A new survey by Deloitte of employee remuneration in enterprises with 10 or more employees shows a wide divergence in average remuneration levels and social security costs in 24 of the 25 EU member states.
The survey highlights that a wide gap still exists in the remuneration levels of EU member states that joined in May 2004 and the original 15 members.
According to the survey, Lithuania has the lowest remuneration costs at just over EUR5,100. Estonia and Slovenia are not far behind with remuneration levels of EUR9,216 and EUR9,264. These figures represent a considerable increase over the figures for 2005 which were EUR7,466 and EUR8,321 respectively.
Ireland is ranked 15th out of the 24 countries surveyed, with an average remuneration cost of EUR36,852. In 2005 the figure was EUR34,997 – this represents an increase of 5.3%. Deloitte observed that a positive aspect of Budget 2006 is that for the second year in a row it has not added to the total cost of employment, while at the same time, it has reduced the total tax on the employee by EUR530.

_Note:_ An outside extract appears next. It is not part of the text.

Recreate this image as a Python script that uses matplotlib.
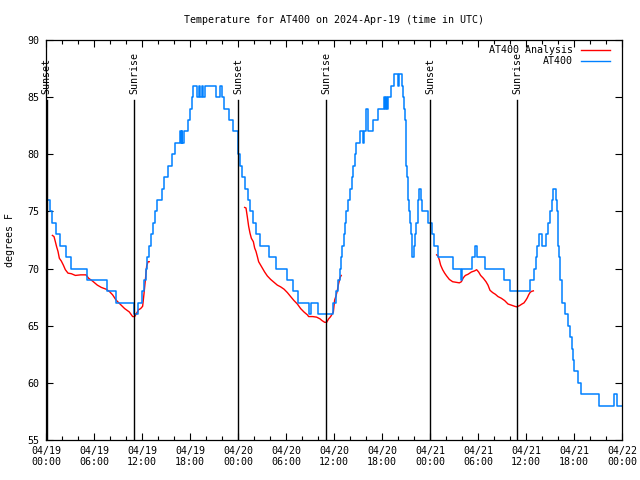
import matplotlib
matplotlib.use("Agg")
import matplotlib.pyplot as plt
from matplotlib.ticker import MultipleLocator

# data (hours since 04/19 00:00 UTC) ----------------
obs_hours = [0.25, 0.45, 0.75, 1.25, 1.8, 2.45, 3.15, 5.1, 7.6, 8.75, 11.05, 11.45,
             12.0, 12.25, 12.45, 12.65, 12.9, 13.15, 13.4, 13.65, 13.9, 14.55, 14.75,
             15.3, 15.8, 16.1, 16.75, 16.85, 16.95, 17.05, 17.25, 17.75, 18.0, 18.2,
             18.4, 18.9, 19.1, 19.3, 19.5, 19.65, 19.85, 21.25, 21.75, 21.95, 22.2,
             22.9, 23.4, 23.95, 24.05, 24.25, 24.55, 24.9, 25.2, 25.55, 25.9, 26.3,
             26.7, 27.85, 28.7, 30.1, 30.9, 31.5, 32.9, 33.1, 34.0, 35.9, 36.2, 36.45,
             36.7, 36.9, 37.05, 37.2, 37.35, 37.55, 37.75, 37.95, 38.2, 38.4, 38.65,
             38.8, 39.3, 39.6, 39.75, 39.95, 40.05, 40.2, 40.3, 40.9, 41.55, 42.2,
             42.35, 42.5, 42.65, 42.8, 43.15, 43.5, 43.95, 44.1, 44.5, 44.65, 44.75,
             44.85, 44.95, 45.05, 45.15, 45.25, 45.35, 45.5, 45.6, 45.75, 46.0, 46.15,
             46.3, 46.45, 46.55, 46.65, 46.85, 47.05, 47.75, 48.2, 48.55, 49.05, 50.9,
             51.9, 52.05, 52.2, 53.3, 53.65, 53.9, 54.9, 57.3, 57.95, 60.5, 61.0, 61.2,
             61.4, 61.6, 62.0, 62.5, 62.75, 63.05, 63.2, 63.35, 63.75, 63.9, 63.95,
             64.0, 64.05, 64.15, 64.2, 64.3, 64.45, 64.85, 65.3, 65.55, 65.7, 65.85,
             66.0, 66.45, 66.85, 69.1, 71.05, 71.35, 72.0]
obs_temps = [76, 75, 74, 73, 72, 71, 70, 69, 68, 67, 66, 67,
             68, 69, 70, 71, 72, 73, 74, 75, 76, 77, 78,
             79, 80, 81, 82, 81, 82, 81, 82, 83, 84, 85,
             86, 85, 86, 85, 86, 85, 86, 85, 86, 85, 84,
             83, 82, 81, 80, 79, 78, 77, 76, 75, 74, 73,
             72, 71, 70, 69, 68, 67, 66, 67, 66, 67, 68, 69,
             70, 71, 72, 73, 74, 75, 76, 77, 78, 79, 80,
             81, 82, 81, 82, 83, 84, 83, 82, 83, 84, 85,
             84, 85, 84, 85, 86, 87, 86, 87, 86, 85, 84,
             83, 81, 79, 78, 76, 75, 74, 73, 71, 72, 73,
             74, 75, 76, 77, 76, 75, 74, 73, 72, 71, 70,
             69, 70, 70, 71, 72, 71, 70, 69, 68, 69, 70, 71,
             72, 73, 72, 73, 74, 75, 76, 77, 76, 75, 74,
             73, 72, 71, 70, 69, 67, 66, 65, 64, 63, 62,
             61, 60, 59, 58, 59, 58, 58]

ana1_hours = [0.8, 1.0, 1.17, 1.33, 1.5, 1.67, 1.92, 2.17, 2.42, 2.75, 3.17, 3.67, 4.33,
              5.0, 5.33, 5.83, 6.42, 6.92, 7.5, 7.92, 8.33, 8.75, 9.25, 9.83, 10.42,
              10.83, 11.08, 11.33, 11.58, 11.83, 12.08, 12.25, 12.42, 12.58, 12.75, 12.9]
ana1_temps = [72.9, 72.8, 72.35, 71.9, 71.5, 70.9, 70.65, 70.3, 69.9, 69.6, 69.55, 69.4, 69.45,
              69.45, 69.15, 68.9, 68.55, 68.35, 68.2, 68.0, 67.7, 67.25, 66.9, 66.5, 66.2,
              65.8, 65.8, 66.1, 66.4, 66.5, 66.7, 67.8, 69.0, 70.2, 70.6, 70.6]

ana2_hours = [24.83, 25.0, 25.17, 25.33, 25.5, 25.67, 25.92, 26.08, 26.25, 26.42, 26.58,
              26.83, 27.08, 27.33, 27.67, 28.08, 28.5, 28.92, 29.33, 29.75, 30.17, 30.58,
              31.0, 31.42, 31.83, 32.25, 32.67, 32.83, 33.33, 33.83, 34.25, 34.5, 34.83,
              35.08, 35.33, 35.58, 35.92, 36.08, 36.25, 36.42, 36.58, 36.75, 36.9]
ana2_temps = [75.35, 75.3, 74.5, 73.7, 73.1, 72.65, 72.35, 71.8, 71.5, 71.05, 70.6,
              70.3, 70.0, 69.7, 69.35, 69.05, 68.8, 68.55, 68.4, 68.2, 67.9, 67.55,
              67.2, 66.9, 66.5, 66.2, 65.95, 65.8, 65.8, 65.75, 65.6, 65.45, 65.3,
              65.3, 65.6, 65.8, 66.2, 67.25, 67.6, 68.1, 68.7, 69.2, 69.4]

ana3_hours = [48.83, 49.0, 49.17, 49.33, 49.58, 49.83, 50.08, 50.42, 50.83, 51.25, 51.67,
              51.92, 52.17, 52.42, 52.75, 53.17, 53.58, 53.83, 54.08, 54.33, 54.67, 55.0,
              55.25, 55.5, 55.83, 56.17, 56.5, 56.92, 57.33, 57.75, 58.17, 58.58, 58.83,
              59.17, 59.5, 59.75, 60.0, 60.17, 60.33, 60.5, 60.67, 60.92]
ana3_temps = [71.2, 71.1, 70.75, 70.3, 69.9, 69.6, 69.35, 69.05, 68.85, 68.8, 68.75,
              68.85, 69.2, 69.4, 69.5, 69.7, 69.8, 69.9, 69.7, 69.4, 69.15, 68.85,
              68.55, 68.1, 67.9, 67.75, 67.55, 67.4, 67.2, 66.9, 66.8, 66.7, 66.65,
              66.75, 66.9, 67.0, 67.25, 67.45, 67.7, 67.9, 68.0, 68.05]

sun_hours = [0.1, 11.0, 24.05, 35.0, 48.05, 58.9]
sun_names = ["Sunset", "Sunrise", "Sunset", "Sunrise", "Sunset", "Sunrise"]

tick_hours = list(range(0, 73, 6))
tick_labels = ["04/19\n00:00", "04/19\n06:00", "04/19\n12:00", "04/19\n18:00",
               "04/20\n00:00", "04/20\n06:00", "04/20\n12:00", "04/20\n18:00",
               "04/21\n00:00", "04/21\n06:00", "04/21\n12:00", "04/21\n18:00",
               "04/22\n00:00"]
#---------------------------------------------------

plt.rcParams["font.family"] = "DejaVu Sans Mono"
plt.rcParams["font.size"] = 7.2

fig = plt.figure(figsize=(6.4, 4.8), dpi=100)
ax = fig.add_axes([46 / 640, 40 / 480, 576 / 640, 400 / 480])

red = "#ff0000"
blue = "#0080ff"

for hh, tt in [(ana1_hours, ana1_temps), (ana2_hours, ana2_temps), (ana3_hours, ana3_temps)]:
    ax.plot(hh, tt, color=red, lw=1.0)
ax.plot(obs_hours, obs_temps, color=blue, lw=1.1, drawstyle="steps-post")

for h, name in zip(sun_hours, sun_names):
    ax.plot([h, h], [55, 84.75], color="black", lw=1.0)
    ax.text(h, 85.3, name, rotation=90, ha="center", va="bottom", clip_on=False)

ax.set_xlim(0, 72)
ax.set_ylim(55, 90)
ax.set_xticks(tick_hours)
ax.set_xticklabels(tick_labels)
ax.xaxis.set_minor_locator(MultipleLocator(2))
ax.set_yticks(range(55, 91, 5))
ax.tick_params(which="both", direction="in", top=True, right=True, width=0.8)
ax.tick_params(which="major", length=5, pad=4)
ax.tick_params(axis="y", pad=5)
ax.tick_params(which="minor", length=3)
for s in ax.spines.values():
    s.set_linewidth(0.9)

# legend, gnuplot style: text then line sample
ax.text(0.915, 0.975, "AT400 Analysis", transform=ax.transAxes, ha="right", va="center")
ax.plot([0.929, 0.979], [0.975, 0.975], color=red, lw=1.0, transform=ax.transAxes)
ax.text(0.915, 0.9475, "AT400", transform=ax.transAxes, ha="right", va="center")
ax.plot([0.929, 0.979], [0.9475, 0.9475], color=blue, lw=1.0, transform=ax.transAxes)

fig.text(334 / 640, 1 - 20 / 480, "Temperature for AT400 on 2024-Apr-19 (time in UTC)",
         ha="center", va="center")
fig.text(10 / 640, 0.5, "degrees F", rotation=90, ha="center", va="center")

fig.savefig("out.png", dpi=100)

However, the relative positions of the countries change when one compares the employee tax and insurance costs as a proportion of the total remuneration paid. Ireland continues to have the lowest level at 6.34% post-Budget, with Cyprus in second place at 8.77%. This confirms Ireland as a low tax jurisdiction for employees.
Also, when one compares the employer social insurance costs as a percentage of remuneration, Ireland is in fifth position. Denmark has the lowest percentage at 1.36%. Ireland, at 9.71%, is just behind Cyprus, Malta and the UK which have percentages of approximately 9.1%.
Comparing the combined costs of tax and employee and employer social insurance costs with the total cost of employment, Ireland post-Budget is found to have the lowest percentage cost. This was only a marginal advantage in 2005, but the gap between Ireland and Cyprus has increased to 1.44%. Malta and Luxembourg continue to occupy third and fourth places respectively.
Commenting on the results of the survey, Pat Cullen, tax partner with Deloitte, stated that:
“The survey shows the continued commitment of the Irish Government to keep the tax and social welfare costs down and hence keep the costs of employment down. However, Ireland continues to be exposed to pressures from eastern Europe where employment costs are still relatively low. As those economies gather pace and start to compete more effectively for international mobile investment, Ireland will be at a considerable disadvantage.”
He added: “While it is unrealistic to expect Ireland to be able to close the gap in remuneration levels, the challenge for Ireland Inc is to effectively promote the added value that Ireland has to offer through its location, other taxation measures and experienced workforce so that it continues to attract sustainable investment to ensure its economic growth.”